単純な文化

今は「中国文学概論」の準備。「中国には神話が少なく……」とか講じております。

僕の出自を知っている人が聞いたら「えっあのseanが文学史を講じてるだって??あっはっはちゃんちゃらおかしいや」と大笑いするかもしれませんが、そして僕も我ながら「ようやるなあ」とは思いますが、まあ、うちには、残念ながらこの専門は僕しかいないもので。


さて、文化というものは、ふつう、「単純なものから、複雑なものへ」移行していくものだと思われております。僕もそう思っております。おりました。

たとえば、原始人(←なにやら貧困な語彙ですが、まあとりあえず)はたぶん裸で斧持って暴れていたんでしょう。腹が減ったら狩りをして、本能のままに子供を作り、死んでいく。彼らには試験もなんにもない。「靖国問題」なんて知らない(なにいってんだオレは?)。

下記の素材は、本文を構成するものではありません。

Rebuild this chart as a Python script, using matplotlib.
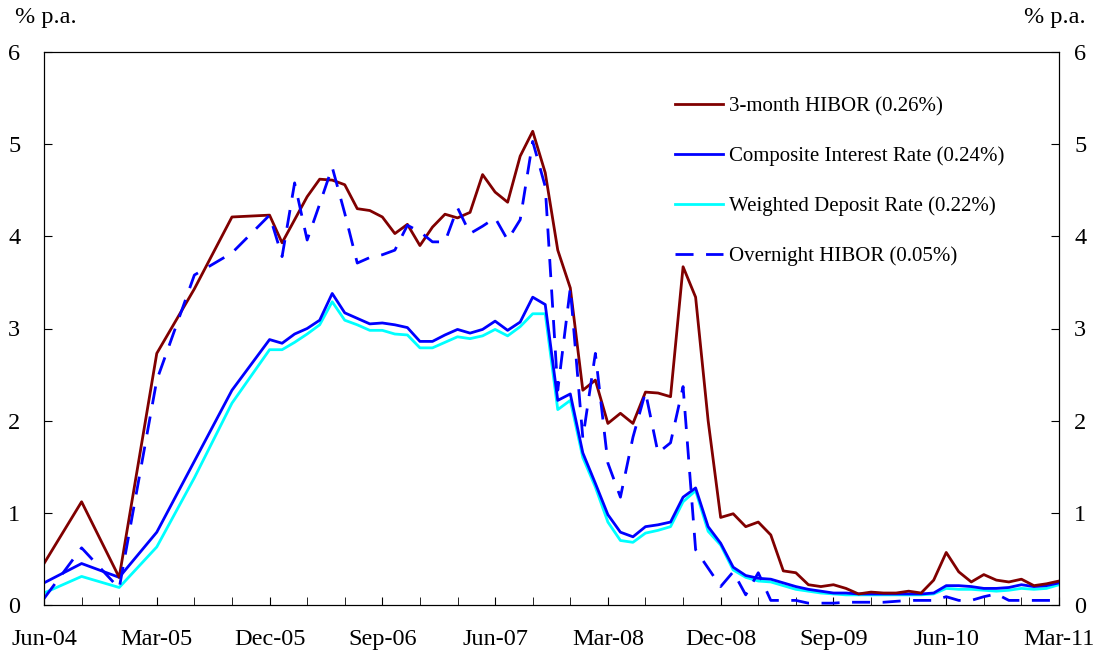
import matplotlib
matplotlib.use('Agg')
import matplotlib.pyplot as plt
import numpy as np
import pandas as pd

plt.rcParams['font.family'] = ['Liberation Serif', 'DejaVu Serif']
plt.rcParams['font.size'] = 17.5

# months from Jun-04 to Mar-11; before Dec-05 the data is quarterly
months = pd.period_range('2004-06', '2011-03', freq='M')
q_idx = [0, 3, 6, 9, 12, 15]          # Jun-04 .. Sep-05
m_start = 18                           # Dec-05 onwards monthly

hibor3m_q = [0.45, 1.12, 0.30, 2.73, 3.43, 4.21]
hibor3m_m = [4.23, 3.93, 4.18, 4.43, 4.62, 4.61, 4.56, 4.30, 4.28, 4.21, 4.03, 4.13,
             3.90, 4.10, 4.24, 4.20, 4.26, 4.67, 4.48, 4.37, 4.87, 5.14, 4.69, 3.85,
             3.44, 2.33, 2.44, 1.97, 2.08, 1.97, 2.31, 2.30, 2.26, 3.67, 3.34, 2.00,
             0.95, 0.99, 0.85, 0.90, 0.76, 0.37, 0.35, 0.22, 0.20, 0.22, 0.18, 0.12,
             0.14, 0.13, 0.13, 0.15, 0.13, 0.27, 0.57, 0.36, 0.25, 0.33, 0.27, 0.25,
             0.28, 0.21, 0.23, 0.26]

composite_q = [0.24, 0.45, 0.30, 0.79, 1.56, 2.33]
composite_m = [2.88, 2.84, 2.94, 3.00, 3.09, 3.38, 3.17, 3.11, 3.05, 3.06, 3.04, 3.01,
               2.86, 2.86, 2.93, 2.99, 2.95, 2.99, 3.08, 2.98, 3.07, 3.34, 3.26, 2.22,
               2.29, 1.65, 1.32, 0.98, 0.79, 0.74, 0.85, 0.87, 0.90, 1.17, 1.27, 0.85,
               0.67, 0.41, 0.32, 0.29, 0.28, 0.24, 0.20, 0.17, 0.15, 0.13, 0.13, 0.12,
               0.12, 0.12, 0.12, 0.12, 0.12, 0.13, 0.21, 0.21, 0.20, 0.18, 0.18, 0.19,
               0.22, 0.20, 0.21, 0.24]

deposit_q = [0.13, 0.31, 0.19, 0.63, 1.38, 2.19]
deposit_m = [2.77, 2.77, 2.85, 2.94, 3.04, 3.29, 3.09, 3.04, 2.98, 2.98, 2.94, 2.93,
             2.79, 2.79, 2.85, 2.91, 2.89, 2.92, 2.99, 2.92, 3.02, 3.16, 3.16, 2.12,
             2.22, 1.60, 1.28, 0.90, 0.70, 0.68, 0.78, 0.81, 0.85, 1.12, 1.24, 0.80,
             0.65, 0.38, 0.30, 0.26, 0.25, 0.21, 0.17, 0.15, 0.13, 0.12, 0.11, 0.11,
             0.11, 0.11, 0.11, 0.11, 0.11, 0.12, 0.18, 0.17, 0.17, 0.16, 0.15, 0.16,
             0.18, 0.17, 0.18, 0.22]

overnight_q = [0.07, 0.62, 0.18, 2.44, 3.58, 3.82]
overnight_m = [4.23, 3.78, 4.58, 3.96, 4.35, 4.75, 4.25, 3.71, 3.77, 3.80, 3.85, 4.12,
               4.05, 3.94, 3.94, 4.31, 4.03, 4.11, 4.20, 3.96, 4.18, 5.03, 4.54, 2.33,
               3.44, 1.81, 2.73, 1.54, 1.17, 1.82, 2.31, 1.65, 1.76, 2.37, 0.60, 0.40,
               0.20, 0.36, 0.11, 0.35, 0.05, 0.05, 0.05, 0.02, 0.02, 0.02, 0.03, 0.03,
               0.03, 0.03, 0.04, 0.05, 0.05, 0.05, 0.09, 0.05, 0.05, 0.09, 0.12, 0.05,
               0.05, 0.05, 0.05, 0.05]

labels = ['3-month HIBOR (0.26%)', 'Composite Interest Rate (0.24%)',
          'Weighted Deposit Rate (0.22%)', 'Overnight HIBOR (0.05%)']

x = np.array(q_idx + list(range(m_start, len(months))))

fig = plt.figure(figsize=(10.98, 6.56), dpi=100)
ax = fig.add_axes([44/1098, 51/656, 1015/1098, 553/656])

l1, = ax.plot(x, hibor3m_q + hibor3m_m, color='#800000', lw=2.0, zorder=4)
l2, = ax.plot(x, composite_q + composite_m, color='#0000FF', lw=2.0, zorder=3)
l3, = ax.plot(x, deposit_q + deposit_m, color='#00FFFF', lw=2.0, zorder=2)
l4, = ax.plot(x, overnight_q + overnight_m, color='#0000FF', lw=2.0, zorder=5,
              dashes=(6.5, 4.5))

ax.set_xlim(0, len(months) - 1)
ax.set_ylim(0, 6)
ax.set_yticks(range(7))
ax.set_xticks(range(0, len(months), 3), minor=True)
ax.set_xticks(range(0, len(months), 9))
ax.set_xticklabels([months[i].strftime('%b-%y') for i in range(0, len(months), 9)])
ax.tick_params(axis='x', which='both', direction='in', length=6, pad=17)
ax.tick_params(axis='y', direction='in', length=6, left=True, right=False, pad=17)

# right-hand scale, same as the left one
ax2 = ax.twinx()
ax2.set_ylim(0, 6)
ax2.set_yticks(range(7))
ax2.tick_params(axis='y', direction='in', length=6, pad=11)

fig.text(15/1098, 1 - 18/656, '% p.a.', ha='left', va='center')
fig.text(1086/1098, 1 - 18/656, '% p.a.', ha='right', va='center')

ax.legend([l1, l2, l3, l4], labels, loc='upper left', bbox_to_anchor=(0.603, 0.953),
          frameon=False, handlelength=2.3, handletextpad=0.3, labelspacing=1.45,
          fontsize=15)

plt.savefig('out.png', dpi=100)
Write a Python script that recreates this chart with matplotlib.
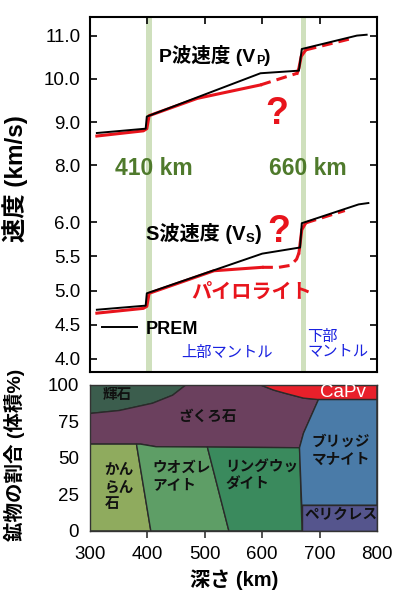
import matplotlib
import matplotlib.pyplot as plt
from matplotlib.lines import Line2D
matplotlib.use('agg')

plt.rcParams['font.family'] = ['Liberation Sans', 'Noto Sans CJK JP']

# velocity profiles: depth (km) and velocity (km/s)
vp_prem_depth = [312, 397, 399, 597, 664, 669, 765, 782]
vp_prem = [8.75, 8.85, 9.13, 10.13, 10.19, 10.69, 11.00, 11.02]
vp_pyr_depth = [312, 393, 399, 403, 487, 597]
vp_pyr = [8.68, 8.80, 8.85, 9.15, 9.55, 9.86]
vp_pyr_dash1_depth = [597, 661]
vp_pyr_dash1 = [9.86, 10.13]
vp_pyr_jump_depth = [661, 664, 668, 676]
vp_pyr_jump = [10.13, 10.25, 10.52, 10.67]
vp_pyr_dash2_depth = [676, 758]
vp_pyr_dash2 = [10.67, 10.94]

vs_prem_depth = [312, 397, 399, 600, 666, 669, 768, 785]
vs_prem = [4.72, 4.78, 4.96, 5.54, 5.63, 5.985, 6.26, 6.28]
vs_pyr_depth = [312, 393, 399, 403, 516, 600]
vs_pyr = [4.67, 4.74, 4.77, 4.96, 5.29, 5.34]
vs_pyr_dash1_depth = [600, 629, 650, 660, 664]
vs_pyr_dash1 = [5.34, 5.34, 5.37, 5.46, 5.55]
vs_pyr_jump_depth = [664, 669, 676]
vs_pyr_jump = [5.55, 5.89, 5.99]
vs_pyr_dash2_depth = [676, 744]
vs_pyr_dash2 = [5.99, 6.17]

discontinuities = [403, 672]
disc_labels = ["410 km", "660 km"]

vp_ticks = [8.0, 9.0, 10.0, 11.0]
vs_ticks = [4.0, 4.5, 5.0, 5.5, 6.0]

# mineral proportion boundaries: depth (km), volume %
px_bound_depth = [300, 351, 409, 444, 467]
px_bound = [80.5, 82.5, 87.5, 93, 100]
capv_bound_depth = [597, 620, 640, 672, 698, 800]
capv_bound = [100, 96.5, 94.3, 91, 90, 90]
gt_low_depth = [300, 388, 415, 665]
gt_low = [59.5, 59.5, 57.7, 57.0]
gt_bm_depth = [665, 672, 698]
gt_bm = [57.0, 67.0, 90.0]
ol_wd_depth = [381, 406]
wd_rw_depth = [504.5, 542]
rw_bm_depth = [665, 669.5]
pc_top = 17.6

mineral_names = ["輝石", "ざくろ石", "CaPv", "かん\nらん\n石", "ウオズレ\nアイト",
                 "リングウッ\nダイト", "ブリッジ\nマナイト", "ペリクレス"]
mineral_colors = ["#3b5d4d", "#6b405e", "#e8202a", "#8fab5e", "#5e9e66",
                  "#3a8a5d", "#4a7ba8", "#55558d"]

fig = plt.figure(figsize=(3.98, 6.02), dpi=100)
pos_top = [0.2261, 0.3821, 0.7211, 0.5897]
ax_p = fig.add_axes(pos_top)
ax_s = fig.add_axes(pos_top, sharex=ax_p)
ax_s.patch.set_visible(False)
ax_m = fig.add_axes([0.2261, 0.118, 0.7211, 0.2425])

red = "#e8141c"
green_band = "#cfe0bd"

# ---- velocity panel
for d in discontinuities:
    ax_p.axvspan(d - 5, d + 5, color=green_band, lw=0, zorder=0)

ax_p.plot(vp_pyr_depth, vp_pyr, color=red, lw=2.2, zorder=2)
ax_p.plot(vp_pyr_dash1_depth, vp_pyr_dash1, color=red, lw=2.2, ls=(0, (3.5, 2)), zorder=2)
ax_p.plot(vp_pyr_jump_depth, vp_pyr_jump, color=red, lw=2.2, zorder=2)
ax_p.plot(vp_pyr_dash2_depth, vp_pyr_dash2, color=red, lw=2.2, ls=(0, (3.5, 2)), zorder=2)
ax_p.plot(vp_prem_depth, vp_prem, color="black", lw=1.4, zorder=3)

ax_s.plot(vs_pyr_depth, vs_pyr, color=red, lw=2.2, zorder=2)
ax_s.plot(vs_pyr_dash1_depth, vs_pyr_dash1, color=red, lw=2.2, ls=(0, (3.5, 2)), zorder=2)
ax_s.plot(vs_pyr_jump_depth, vs_pyr_jump, color=red, lw=2.2, zorder=2)
ax_s.plot(vs_pyr_dash2_depth, vs_pyr_dash2, color=red, lw=2.2, ls=(0, (3.5, 2)), zorder=2)
ax_s.plot(vs_prem_depth, vs_prem, color="black", lw=1.4, zorder=3)

ax_p.set_xlim(300, 800)
ax_p.set_ylim(3.23, 11.43)
ax_s.set_ylim(3.81, 9.0)

ax_p.set_yticks(vp_ticks)
ax_p.set_yticklabels(["%.1f" % v for v in vp_ticks])
ax_s.set_yticks(vs_ticks)
ax_s.set_yticklabels(["%.1f" % v for v in vs_ticks])
for ax in (ax_p, ax_s):
    ax.tick_params(axis="y", which="both", direction="in", left=True, right=True,
                   length=5, width=1.2, labelsize=13.5, pad=7)
ax_p.set_xticks([400, 500, 600, 700])
ax_p.tick_params(axis="x", direction="in", top=True, bottom=False, labelbottom=False,
                 length=5, width=1.2)
ax_s.tick_params(axis="x", top=False, bottom=False, labelbottom=False)
for sp in ax_p.spines.values():
    sp.set_linewidth(1.5)
for sp in ax_s.spines.values():
    sp.set_visible(False)

# P label with subscript
t1 = ax_p.text(421, 10.3, "P波速度 (V", fontsize=14, fontweight="bold", va="bottom")
t2 = ax_p.annotate("P", xy=(1, 0), xycoords=t1, xytext=(0, -1), textcoords="offset points",
                   fontsize=9, fontweight="bold", va="bottom")
ax_p.annotate(")", xy=(1, 0), xycoords=(t2, t1), fontsize=14, fontweight="bold", va="bottom")
ax_p.text(626, 9.18, "?", color=red, fontsize=27, fontweight="bold", ha="center", va="center")
for d, lab in zip(discontinuities, disc_labels):
    ax_p.text(d + 8, 7.94, lab, color="#4f7a2c", fontsize=16.5, fontweight="bold",
              ha="center", va="center")

s1 = ax_s.text(398, 5.68, "S波速度 (V", fontsize=14.5, fontweight="bold", va="bottom")
s2 = ax_s.annotate("S", xy=(1, 0), xycoords=s1, xytext=(0, -1), textcoords="offset points",
                   fontsize=9.5, fontweight="bold", va="bottom")
ax_s.annotate(")", xy=(1, 0), xycoords=(s2, s1), fontsize=14.5, fontweight="bold", va="bottom")
ax_s.text(628, 5.86, "?", color=red, fontsize=27, fontweight="bold", ha="center", va="center")
ax_s.text(582, 4.97, "パイロライト", color=red, fontsize=14.5, fontweight="bold",
          fontstyle="italic", ha="center", va="center")
ax_s.text(538, 4.09, "上部マントル", color="#1a22e0", fontsize=11, ha="center", va="center")
ax_s.text(678, 4.22, "下部\nマントル", color="#1a22e0", fontsize=11, ha="left", va="center",
          linespacing=1.05)
ax_s.legend(handles=[Line2D([], [], color="black", lw=1.4)], labels=["PREM"],
            loc="center left", bbox_to_anchor=(0.042, 0.121), frameon=False,
            borderaxespad=0, borderpad=0, handlelength=1.95, handletextpad=0.45,
            prop={"weight": "bold", "size": 13})

# ---- mineral panel
top_px = [(d, p) for d, p in zip(px_bound_depth, px_bound)]
poly_px = top_px + [(300, 100)]
poly_capv = list(zip(capv_bound_depth, capv_bound)) + [(800, 100)]
poly_gt = (top_px + list(zip(capv_bound_depth[:5], capv_bound[:5]))
           + list(zip(gt_bm_depth[::-1], gt_bm[::-1]))
           + list(zip(gt_low_depth[::-1], gt_low[::-1])))
poly_ol = [(300, 0), (ol_wd_depth[1], 0), (ol_wd_depth[0], gt_low[0]), (300, gt_low[0])]
poly_wd = [(ol_wd_depth[1], 0), (wd_rw_depth[1], 0), (wd_rw_depth[0], 57.5),
           (gt_low_depth[2], gt_low[2]), (gt_low_depth[1], gt_low[1]),
           (ol_wd_depth[0], gt_low[0])]
poly_rw = [(wd_rw_depth[1], 0), (rw_bm_depth[1], 0), (rw_bm_depth[0], gt_low[3]),
           (wd_rw_depth[0], 57.5)]
poly_bm = ([(rw_bm_depth[1] - 0.6, pc_top), (800, pc_top), (800, 90)]
           + list(zip(gt_bm_depth[::-1], gt_bm[::-1])))
poly_pc = [(rw_bm_depth[1], 0), (800, 0), (800, pc_top), (rw_bm_depth[1] - 0.6, pc_top)]

polys = [poly_px, poly_gt, poly_capv, poly_ol, poly_wd, poly_rw, poly_bm, poly_pc]
for poly, col in zip(polys, mineral_colors):
    xs = [p[0] for p in poly]
    ys = [p[1] for p in poly]
    ax_m.fill(xs, ys, facecolor=col, edgecolor="#2a2a2a", lw=1.0)

label_pos = [(348, 93, "center"), (504, 78, "center"), (741, 95.0, "center"),
             (325, 30, "left"), (409, 37.5, "left"), (536, 37.5, "left"),
             (737, 55, "center"), (737, 10.8, "center")]
for name, (x, y, ha), col in zip(mineral_names, label_pos, mineral_colors):
    if name == "CaPv":
        ax_m.text(x, y, name, color="white", fontsize=13.5, ha=ha, va="center")
    else:
        ax_m.text(x, y, name, color="#111111", fontsize=10.5, fontweight="bold",
                  ha=ha, va="center", linespacing=1.3)

ax_m.set_xlim(300, 800)
ax_m.set_ylim(0, 100)
ax_m.set_xticks([300, 400, 500, 600, 700, 800])
ax_m.set_yticks([0, 25, 50, 75, 100])
ax_m.tick_params(axis="x", direction="out", length=5, width=1.2, labelsize=13.5, pad=6,
                 color="#333333")
ax_m.tick_params(axis="y", length=0, labelsize=13.5, pad=8)
xt = ax_m.xaxis.get_major_ticks()
xt[0].tick1line.set_visible(False)
xt[-1].tick1line.set_visible(False)
for sp in ax_m.spines.values():
    sp.set_color("#333333")
    sp.set_linewidth(1.0)

fig.text(15 / 398, 1 - 179 / 602, "速度 (km/s)", rotation=90, fontsize=17.5,
         fontweight="bold", ha="center", va="center")
fig.text(14 / 398, 1 - 455 / 602, "鉱物の割合 (体積%)", rotation=90, fontsize=14,
         fontweight="bold", ha="center", va="center")
fig.text(234 / 398, 1 - 580 / 602, "深さ (km)", fontsize=14.5, fontweight="bold",
         ha="center", va="center")

fig.savefig("out.png", dpi=100)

しかし、こと中国になると、これってなかなか複雑な様相を呈してきます。


古代中国では、少なくとも上流階級は、「礼」によりその生活ががんじがらめにされておりました。親が死んだら三年だか喪に服すとか、結婚の時はどうちゃらこうちゃらとか。「男女席を同じくすべからず」とかもそう。

しかし今では、いうまでもなく、断然「自由」になってきております。


古代において、だれが、なんのために、こんな複雑な礼のシステムを考案したのか、長い期間かかって、なのか突発的なのか、という疑問もさることながら、文化の「単純」→「複雑」という図式も、必ずしもすべてに当てはまるものじゃない、というのを、なんとなく感じたもので。